Leveraging pleiotropy to improve genetic risk prediction across diseases.

Background: Polygenic scores (PGSs) have shown promise in predicting disease risk, but their predictive accuracy remains limited for many complex diseases. Leveraging the shared genetic architecture among correlated traits may improve prediction performance.

Methods: We developed a flexible framework for constructing multi-trait PGSs by integrating candidate PGSs (N=2,651) derived from publicly available GWAS summary statistics (N=51)-using single-trait, MTAG-all, and MTAG-pairwise approaches. Multi-trait PGS models were trained using Elastic Net regression in the UK Biobank (N = 307,230 individuals) and validated in both an internal set of UKB individuals (N = 39,122) and an external, All of Us (N = 116,394), cohort. We further evaluated the utility of multi-trait PGSs in risk prediction with non-genetic factors, interactions, and genetic subgroup identification.
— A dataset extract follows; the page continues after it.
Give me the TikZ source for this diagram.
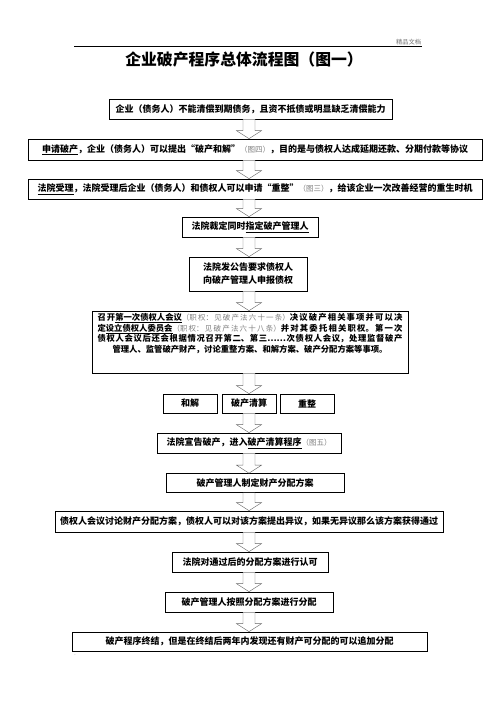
\documentclass[tikz,border=0pt]{standalone}
\usepackage{fontspec}
\setmainfont{Noto Sans CJK SC}
\XeTeXlinebreaklocale "zh"
\XeTeXlinebreakskip=0pt plus 1pt
\usetikzlibrary{calc}

\newcommand\refnote[1]{{\mdseries\fontsize{9}{10}\selectfont\color{black!50}#1}}
\newcommand\hollowarrow[2]{%
  \draw[hollow] ($(#1)+(-6,0)$) -- ($(#2)+(-6,-8)$) -- ($(#2)+(-12.5,-8)$) -- (#2)
    -- ($(#2)+(12.5,-8)$) -- ($(#2)+(6,-8)$) -- ($(#1)+(6,0)$);}

\tikzset{
  box/.style={draw=black, line width=.8pt, fill=white, inner sep=0pt,
    font=\bfseries\fontsize{10.8}{12.8}\selectfont},
  sz/.style 2 args={minimum width=#1*1.2pt, minimum height=#2*1.2pt},
  meettext/.style={anchor=north, align=justify, text width=366pt, inner sep=3pt,
    font=\bfseries\fontsize{10}{12.8}\selectfont},
  hollow/.style={draw=black!60, line width=.5pt, fill=white},
}

\begin{document}
\begin{tikzpicture}[x=1.2pt, y=-1.2pt]
  \useasboundingbox (0,0) rectangle (496,702);
  \coordinate (ax) at (249,0);

  % header
  \draw[line width=.6pt] (74,46) coordinate (hl) -- (422,46) coordinate (hr);
  \node[anchor=south east, inner sep=1pt, text=black!55,
    font=\fontsize{7.5}{8}\selectfont] (mark) at (hr) {精品文档};
  \node[font=\bfseries\fontsize{19}{22}\selectfont] (title) at (244,60) {企业破产程序总体流程图（图一）};

  % boxes
  \node[box, sz={283}{20}] (debt) at (250.5,109) {企业（债务人）不能清偿到期债务，且资不抵债或明显缺乏清偿能力};
  \node[box, sz={454}{21}] (apply) at (255,149.5) {\underline{申请破产}，企业（债务人）可以提出“破产和解”\refnote{（图四）}，目的是与债权人达成延期还款、分期付款等协议};
  \node[box, sz={454}{20}] (accept) at (255,189) {\underline{法院受理}，法院受理后企业（债务人）和债权人可以申请“重整”\refnote{（图三）}，给该企业一次改善经营的重生时机};
  \node[box, sz={136}{20}] (appoint) at (250,227) {法院裁定同时\underline{指定破产管理人}};
  \node[box, sz={118}{34}, align=center, font=\bfseries\fontsize{10.8}{15.6}\selectfont] (claim) at (248,274) {法院发公告要求债权人\\向破产管理人申报债权};
  \node[box, sz={316}{62}, label={[meettext]north:{%
    \leftskip=0pt plus 1fil\rightskip=0pt plus -1fil\parfillskip=0pt plus 2fil
    召开\underline{第一次债权人会议}\refnote{（职权：见破产法六十一条）}决议破产相关事项并可以决\linebreak
    定\underline{设立债权人委员会}\refnote{（职权：见破产法六十八条）}并对其委托相关职权。第一次\linebreak
    债权人会议后还会根据情况召开第二、第三……次债权人会议，处理监督破产\linebreak
    管理人、监管破产财产，讨论重整方案、和解方案、破产分配方案等事项。\endgraf}}] (meeting) at (250,342) {};
  \node[box, sz={54}{19}] (settle) at (190,403.5) {和解};
  \node[box, sz={54}{19}] (liquid) at (249,403.5) {破产清算};
  \node[box, sz={54}{19}] (reorg) at (307,403.5) {重整};
  \node[box, sz={184}{20}] (declare) at (249,443) {法院宣告破产，进入\underline{破产清算程序}\refnote{（图五）}};
  \node[box, sz={178}{19}] (plan) at (255,483) {破产管理人制定财产分配方案};
  \node[box, sz={388}{21}] (discuss) at (249,521.5) {债权人会议讨论财产分配方案，债权人可以对该方案提出异议，如果无异议那么该方案获得通过};
  \node[box, sz={156}{20}] (approve) at (250,562) {法院对通过后的分配方案进行认可};
  \node[box, sz={168}{20}] (share) at (249,602) {破产管理人按照分配方案进行分配};
  \node[box, sz={355}{19}] (close) at (249.5,641.5) {破产程序终结，但是在终结后两年内发现还有财产可分配的可以追加分配};
  \node[inner sep=0pt, text=black!60, font=\fontsize{6}{6}\selectfont] (dot) at (75,655) {.};

  % hollow arrows
  \foreach \a/\b in {debt/apply, apply/accept, accept/appoint, appoint/claim, claim/meeting,
    meeting/liquid, liquid/declare, declare/plan, plan/discuss, discuss/approve,
    approve/share, share/close}
    \hollowarrow{\a.south -| ax}{\b.north -| ax};
\end{tikzpicture}
\end{document}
Results: Multi-trait PGSs significantly improved risk prediction for eight diseases, with AUC gains ranging from 1.56% to 5.45% compared to optimal single-GWAS PGSs. Selected scores mainly consisted of genetically correlated phenotypes. Multi-trait PGSs further enhanced predictive performance and stratification when integrated with non-genetic factors. Significant interactions were identified between multi-trait PGS for peripheral artery disease (PAD) and modifiable risk factors such as smoking and waist-to-hip ratio (WHR). A clustering analysis uncovered genetically distinct subgroups with meaningful phenotypic variation, including a chronic kidney disease (CKD) subgroup enriched for diabetes- and obesity-related traits.

Conclusion: Our multi-trait PGS framework improves disease prediction by capturing cross-trait genetic effects and enables personalized risk assessment through integration with non-genetic exposures, interactions, and subgroup identification. This approach offers a scalable and generalizable tool for advancing precision medicine.